Class IndoEuropeanTokenizerFactory

  extended by com.aliasi.tokenizer.IndoEuropeanTokenizerFactory
All Implemented Interfaces:
TokenizerFactory, Compilable, Serializable

public class IndoEuropeanTokenizerFactory
extends Object
implements Compilable, TokenizerFactory, Serializable

An IndoEuropeanTokenizerFactory creates tokenizers with built-in support for alpha-numerics, numbers, and other common constructs in Indo-European langauges.

The tokenization rules are roughly based on those used in MUC-6, but are necessarily finer grained, because the MUC tokenizers were based on lexical and semantic information such as whether a string was an abbreviation.

A token is any sequence of characters satisfying one of the following patterns.

Pattern Description
AlphaNumeric Any sequence of upper or lowercase letters or digits, as defined by Character.isDigit(char) and Character.isLetter(char), and including the Devanagari characters (unicode 0x0900 to 0x097F)
Numerical Any sequence of numbers, commas, and periods.
Hyphen Sequence Any number of hyphens (-)
Equals Sequence Any number of equals signs (=)
Double Quotes Double forward quotes (``) or double backward quotes('')
Whitespaces are defined as any sequence of whitespace characters, including the unicode non-breakable space (unicode 160). The tokenizer operates in a longest-leftmost fashion, returning the longest possible token starting at the current position in the underlying character array.

Thread Safety

The Indo-European tokenizer factory is completely thread safe.


All instances of Indo-European tokenizer factories behave the same way. Because they are thread safe, use the singleton INSTANCE instead of constructing a fresh instance.

Serialization and Compilation

The serialized and compiled versions of this class deserialize to a new instance and the factory instance respectively.

Bob Carpenter
See Also:
Serialized Form

Field Summary
static TokenizerFactory FACTORY
          Deprecated. Use INSTANCE instead.
static IndoEuropeanTokenizerFactory INSTANCE
          The singleton instance of an Indo-European tokenizer factory.
Constructor Summary
          Deprecated. Use singleton instance INSTANCE instead.
Method Summary
 void compileTo(ObjectOutput objOut)
          Deprecated. Use the Serializable interface instead.
 Tokenizer tokenizer(char[] ch, int start, int length)
          Returns a tokenizer for Indo-European for the specified subsequence of characters.
 String toString()
          Returns tha name of this class.
Methods inherited from class java.lang.Object
clone, equals, finalize, getClass, hashCode, notify, notifyAll, wait, wait, wait

Field Detail


public static final IndoEuropeanTokenizerFactory INSTANCE
The singleton instance of an Indo-European tokenizer factory.


public static final TokenizerFactory FACTORY
Deprecated. Use INSTANCE instead.
An instance of an Indo-European tokenizer factory.
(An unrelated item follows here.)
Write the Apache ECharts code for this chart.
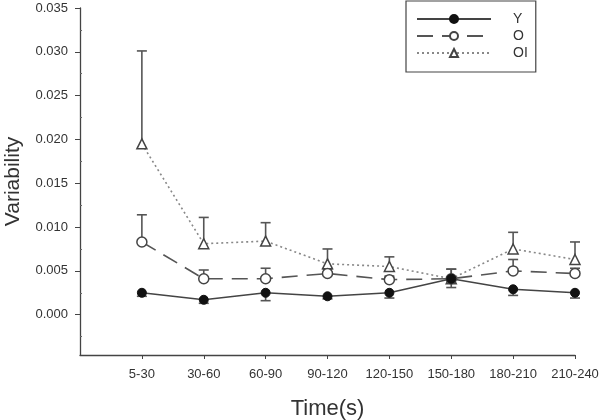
<!DOCTYPE html>
<html><head><meta charset="utf-8">
<script src="https://cdn.jsdelivr.net/npm/echarts@6/dist/echarts.min.js"></script>
<style>html,body{margin:0;padding:0;background:#fff}#c{width:600px;height:420px}</style>
</head><body><div id="c"></div>
<script>
var categories = ['5-30','30-60','60-90','90-120','120-150','150-180','180-210','210-240'];
var yTicks = [0, 0.005, 0.010, 0.015, 0.020, 0.025, 0.030, 0.035];
var yMinorTicks = [-0.0025, 0.0025, 0.0075, 0.0125, 0.0175, 0.0225, 0.0275, 0.0325];
var valY  = [0.0025, 0.0017, 0.0025, 0.0021, 0.0025, 0.0041, 0.0029, 0.0025];
var errY  = [0.0004, 0.0004, 0.0009, 0.0003, 0.0006, 0.0010, 0.0007, 0.0006];
var valO  = [0.0083, 0.0041, 0.0041, 0.0047, 0.0040, 0.0041, 0.0050, 0.0047];
var errO  = [0.0031, 0.0010, 0.0012, 0.0005, 0.0004, 0.0011, 0.0013, 0.0006];
var valOI = [0.0195, 0.0081, 0.0084, 0.0058, 0.0055, 0.0041, 0.0075, 0.0063];
var errOI = [0.0106, 0.0030, 0.0021, 0.0017, 0.0011, 0.0011, 0.0019, 0.0020];

var FONT = 'Liberation Sans, Arial, sans-serif';
function pts(v){ return v.map(function(d,i){ return [i+1, d]; }); }
function errData(v, e, dir){ return v.map(function(d,i){ return [i+1, d, d + dir*e[i]]; }); }
function errSeries(v, e, dir){
  return {
    type: 'custom', z: 1, silent: true,
    data: errData(v, e, dir),
    renderItem: function(params, api){
      var p0 = api.coord([api.value(0), api.value(1)]);
      var p1 = api.coord([api.value(0), api.value(2)]);
      var st = {stroke: '#555', lineWidth: 1.6};
      return {type: 'group', children: [
        {type: 'line', shape: {x1: p0[0], y1: p0[1], x2: p1[0], y2: p1[1]}, style: st},
        {type: 'line', shape: {x1: p1[0]-5, y1: p1[1], x2: p1[0]+5, y2: p1[1]}, style: st}
      ]};
    }
  };
}

var chart = echarts.init(document.getElementById('c'), null, {renderer: 'canvas'});
chart.setOption({
  backgroundColor: '#fff',
  animation: false,
  grid: {left: 80, right: 25, top: 8, bottom: 65, containLabel: false, outerBoundsMode: 'none'},
  legend: {
    data: ['Y', 'O', 'OI'],
    orient: 'vertical', left: 406, top: 1,
    itemWidth: 74, itemHeight: 10, itemGap: 3,
    padding: [11, 8, 12, 10],
    borderColor: '#444', borderWidth: 1.2,
    textStyle: {fontFamily: FONT, fontSize: 14, color: '#333', padding: [0, 0, 0, 17]}
  },
  xAxis: {
    type: 'value', min: 0, max: 8, interval: 1,
    splitLine: {show: false},
    axisLine: {onZero: false, lineStyle: {color: '#444', width: 1.3}},
    axisTick: {customValues: [1,2,3,4,5,6,7,8], length: 4, lineStyle: {color: '#444'}},
    axisLabel: {customValues: [1,2,3,4,5,6,7,8], margin: 13, color: '#333', fontFamily: FONT, fontSize: 13,
      formatter: function(v){ return categories[Math.round(v)-1] || ''; }},
    name: 'Time(s)', nameLocation: 'middle', nameGap: 43,
    nameTextStyle: {fontFamily: FONT, fontSize: 22, color: '#333'}
  },
  yAxis: [{
    type: 'value', min: -0.0046, max: 0.035,
    splitLine: {show: false},
    axisLine: {show: true, onZero: false, lineStyle: {color: '#444', width: 1.3}},
    axisTick: {customValues: yTicks, length: 5, lineStyle: {color: '#444'}},
    axisLabel: {customValues: yTicks, margin: 12, color: '#333', fontFamily: FONT, fontSize: 13,
      formatter: function(v){ return v.toFixed(3); }},
    name: 'Variability', nameLocation: 'middle', nameGap: 56, nameRotate: 90,
    nameTextStyle: {fontFamily: FONT, fontSize: 21, color: '#333'}
  }, {
    type: 'value', min: -0.0046, max: 0.035, position: 'left', offset: 0,
    splitLine: {show: false},
    axisLine: {show: false, onZero: false},
    axisLabel: {show: false},
    axisTick: {show: true, inside: true, customValues: yMinorTicks, length: 2, lineStyle: {color: '#666'}}
  }],
  series: [
    errSeries(valY, errY, -1),
    errSeries(valO, errO, 1),
    errSeries(valOI, errOI, 1),
    {name: 'OI', type: 'line', z: 2, data: pts(valOI), symbol: 'triangle', symbolSize: 10,
      lineStyle: {color: '#888', width: 1.6, type: [2, 3]},
      itemStyle: {color: '#fff', borderColor: '#444', borderWidth: 1.5}},
    {name: 'O', type: 'line', z: 3, data: pts(valO), symbol: 'circle', symbolSize: 10,
      lineStyle: {color: '#555', width: 1.6, type: [16, 9]},
      itemStyle: {color: '#fff', borderColor: '#444', borderWidth: 1.5}},
    {name: 'Y', type: 'line', z: 4, data: pts(valY), symbol: 'circle', symbolSize: 9,
      lineStyle: {color: '#444', width: 1.6},
      itemStyle: {color: '#111', borderColor: '#111', borderWidth: 1}}
  ]
});
</script></body></html>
This is the same instance as provided by INSTANCE.

Constructor Detail


public IndoEuropeanTokenizerFactory()
Deprecated. Use singleton instance INSTANCE instead.

Construct a tokenizer for Indo-European languages.
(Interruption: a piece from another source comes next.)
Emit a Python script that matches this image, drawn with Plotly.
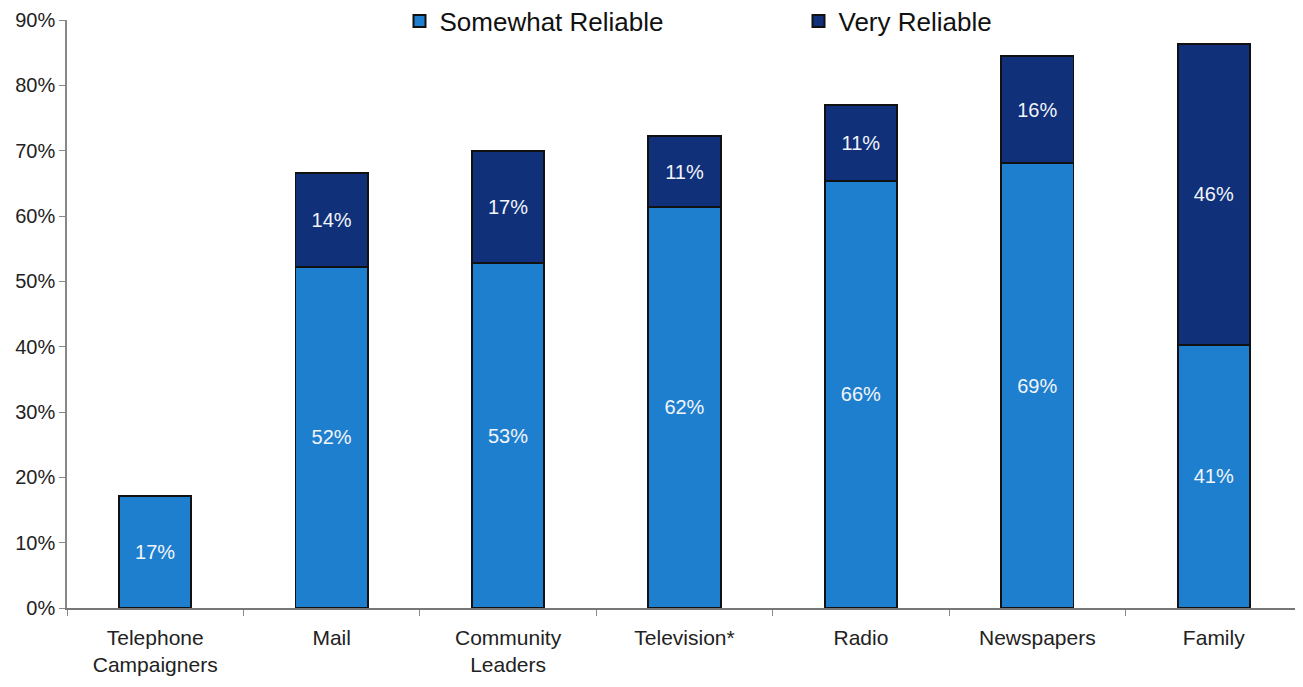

Implementation Note: All Indo-European tokenizer factories behave the same way, and they are thread safe, so the constant FACTORY may be used anywhere a freshly constructed character tokenizer factory is used, without loss of performance.

Method Detail


public Tokenizer tokenizer(char[] ch,
                           int start,
                           int length)
Returns a tokenizer for Indo-European for the specified subsequence of characters.

Specified by:
tokenizer in interface TokenizerFactory
ch - Characters to tokenize.
start - Index of first character to tokenize.
length - Number of characters to tokenize.


public String toString()
Returns tha name of this class.

toString in class Object
The name of this class.


public void compileTo(ObjectOutput objOut)
               throws IOException
Deprecated. Use the Serializable interface instead.

Compiles this tokenizer factory to the specified object output. The tokenizer factory read back in is reference identical to the static constant FACTORY.

Specified by:
compileTo in interface Compilable
objOut - Object output to which this tokenizer factory is compiled.
IOException - If there is an I/O error during the write.